La clave de esta situación, a la hora de entender los hechos como pasado y, por tanto, tratarlos como lo que son, está en que la memoria y la historia, como bien explica Esparza, son cosas de muy diferente condición. Yo mismo me ocupé del problema cuando se dictó la dichosa ley de memoria histórica, un puro oxímoron, si bien se mira: o es memoria o es historia. La memoria es individual, subjetiva, y está llena de olvido. La historia es el resultado de una tarea minuciosa de reconstrucción de acontecimientos que deben ser incluidos en un relato coherente, y no debe dejar resquicio –al menos debe intentarlo– al olvido. Pero como para las izquierdas españolas la historia es sólo una rama del agit-prop, prefieren tratarla como si fuese simple memoria, la de ellos, que necesita, para funcionar, de un enemigo diabólico y atemporal: Franco es ideal para ello, y a él le adhieren todas las etiquetas que hagan falta: fascismo la más notoria. Esparza explica claramente por qué el franquismo no fue un fascismo, extendiendo y profundizando con gran inteligencia los estudios de Stanley Payne y predecesores (Nolte, Gentile, Linz).

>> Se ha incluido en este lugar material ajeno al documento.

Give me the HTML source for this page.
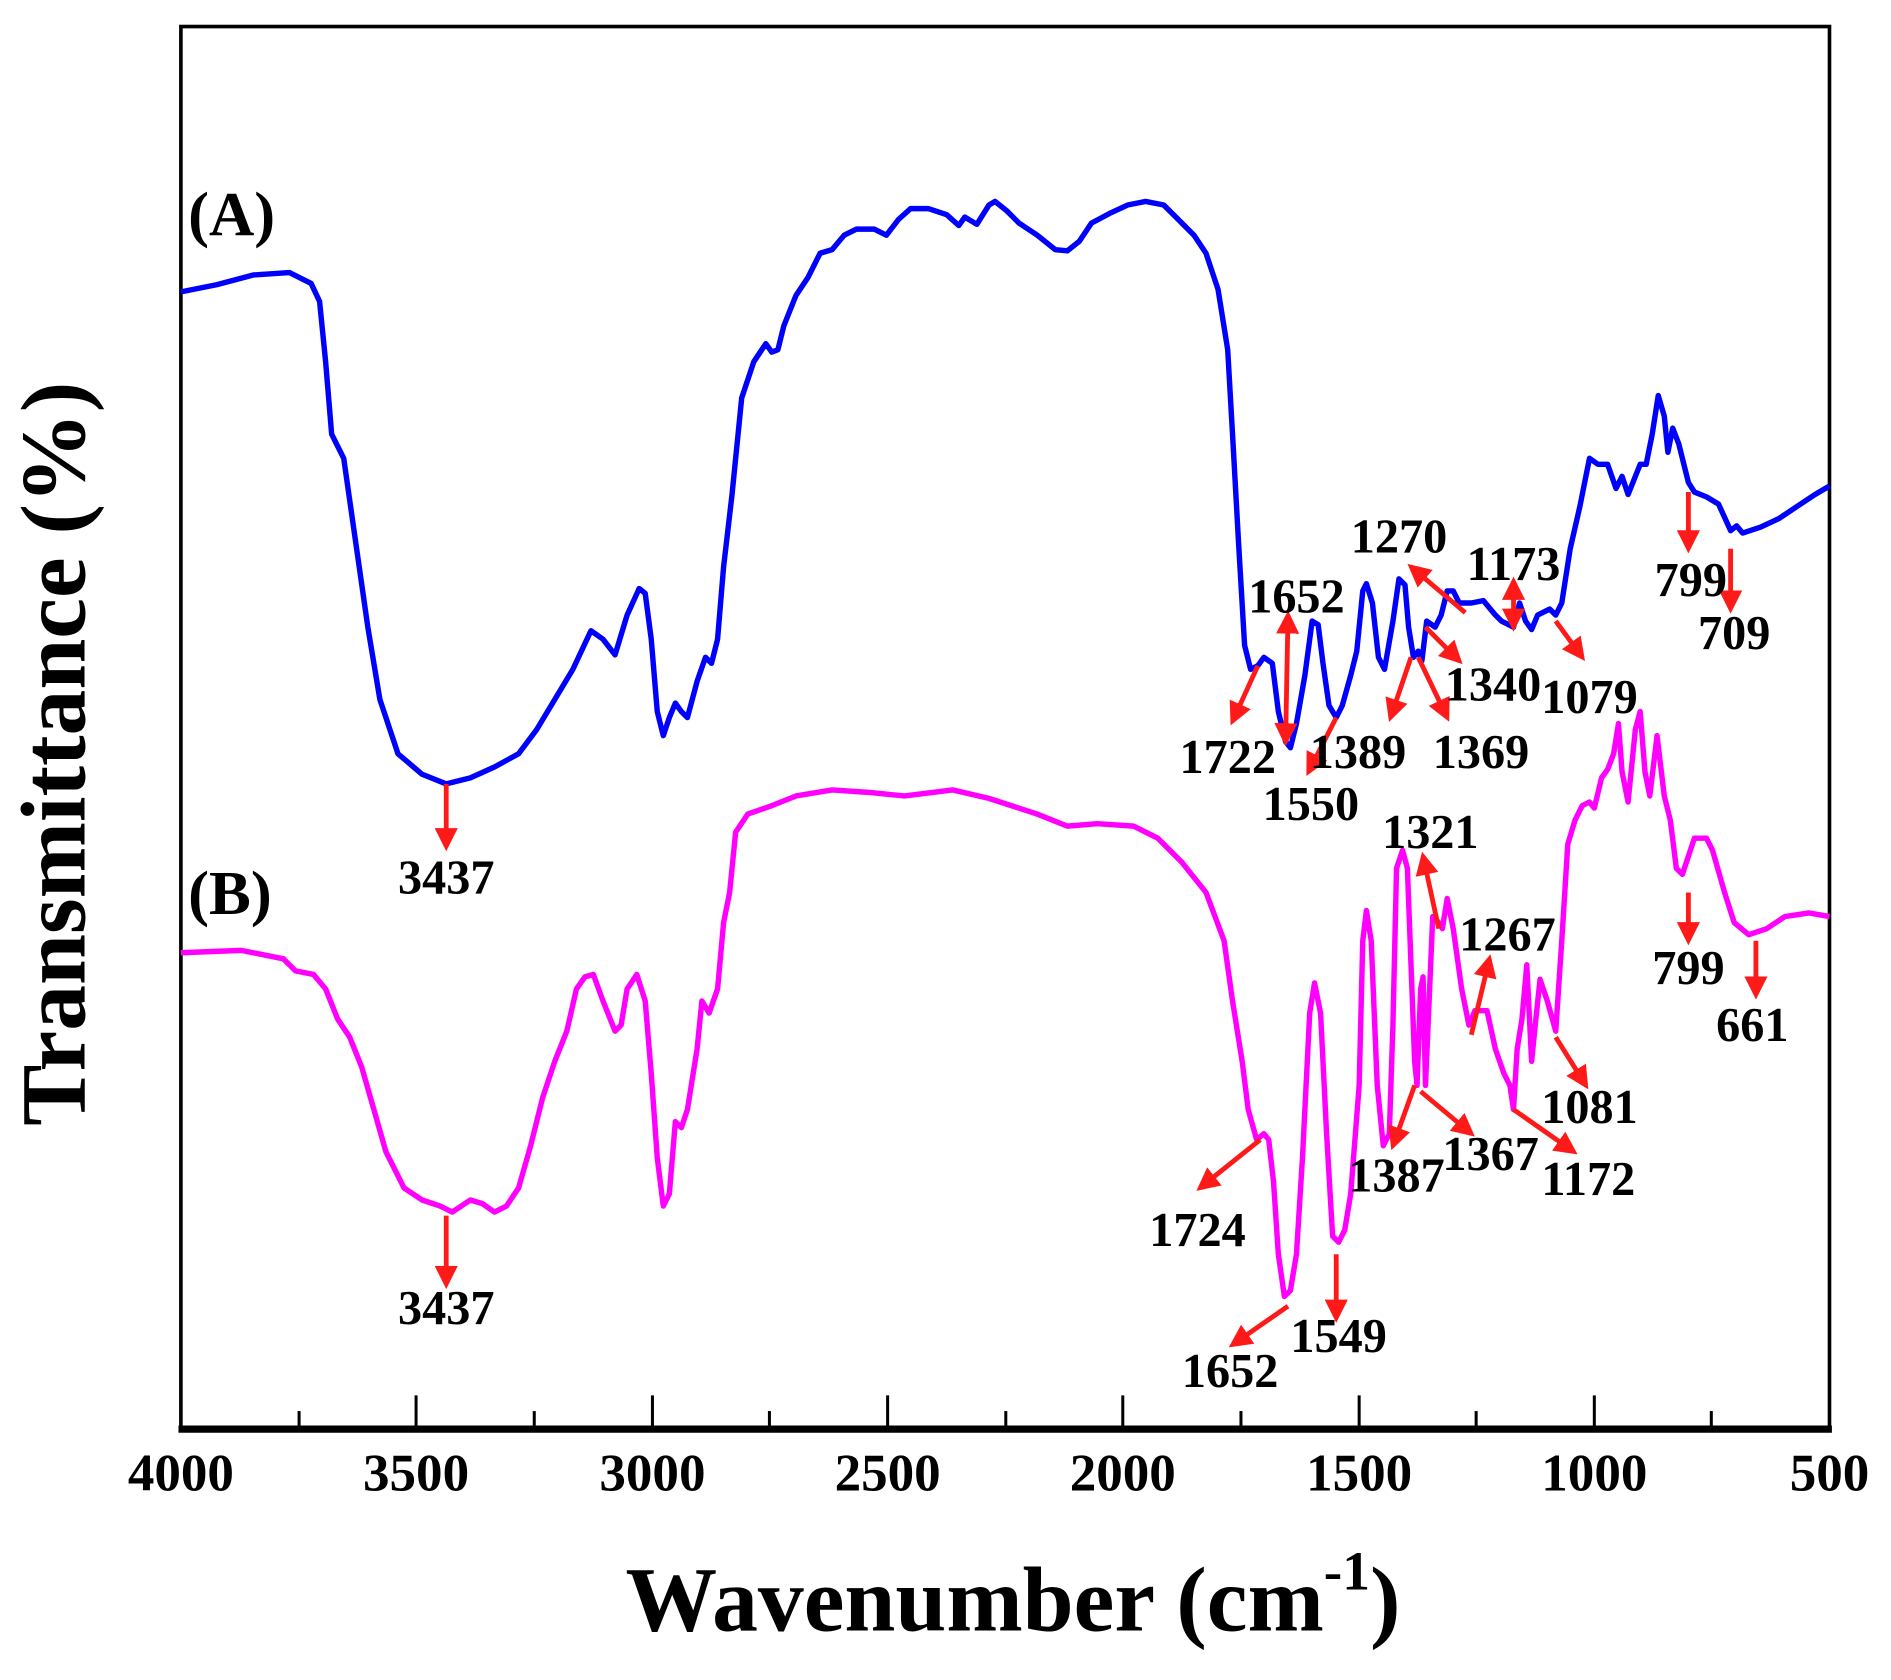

Y a partir de ahí desgrana la serie de cosas que fue y que no fue el franquismo a lo largo de sus 36 años en el poder (los que contabilizan cuarenta se suman a la larga lista de errores que rodean el asunto: Franco no tuvo el poder sino a partir del 1 de abril de 1939, aunque él mismo contabilizara ya 1936 como Año Triunfal; es decir, suman los tres años de la guerra al franquismo, como si la República hubiese sido derrotada el 18 de julio de 1936).
Es bueno explicar que el franquismo no fue un fascismo, que ni siquiera aludir a la existencia sucesiva de varios franquismos al hablar de un régimen que fue falangista, nacionalcatólico, opusdeísta, desarrollista, etc., sirve de nada, porque cada etapa reveló a un Franco proteico, adaptable y pragmático, que llevó a España de una situación de desastre a otra de prosperidad y crecimiento industrial considerable.
Yo creo que Juicio a Franco precede –y si no es así merecería serlo– a la gran biografía canónica del Caudillo en esta generación de escritores, algo que ya va haciendo falta para poder considerar sólo material documental la mayoría de las que se publican, que lo pintan como un monstruo sanguinario o como un héroe con todas las virtudes. En general, no era ninguna de las dos cosas: era un hombre al que las circunstancias llevaron a ser providencial en la España de la posguerra civil, que probablemente no hubiese soportado una participación en la Segunda Guerra Mundial, más allá de la simbólica División Azul.
Compren, lean, subrayen (y vuelvan sobre los subrayados de tanto en tanto) el Juicio a Franco de José Javier Esparza. Es una fuente de saber, pero también una terapia política.
JOSÉ JAVIER ESPARZA: JUICIO A FRANCO. Libros Libres (Madrid), 2011, 165 páginas.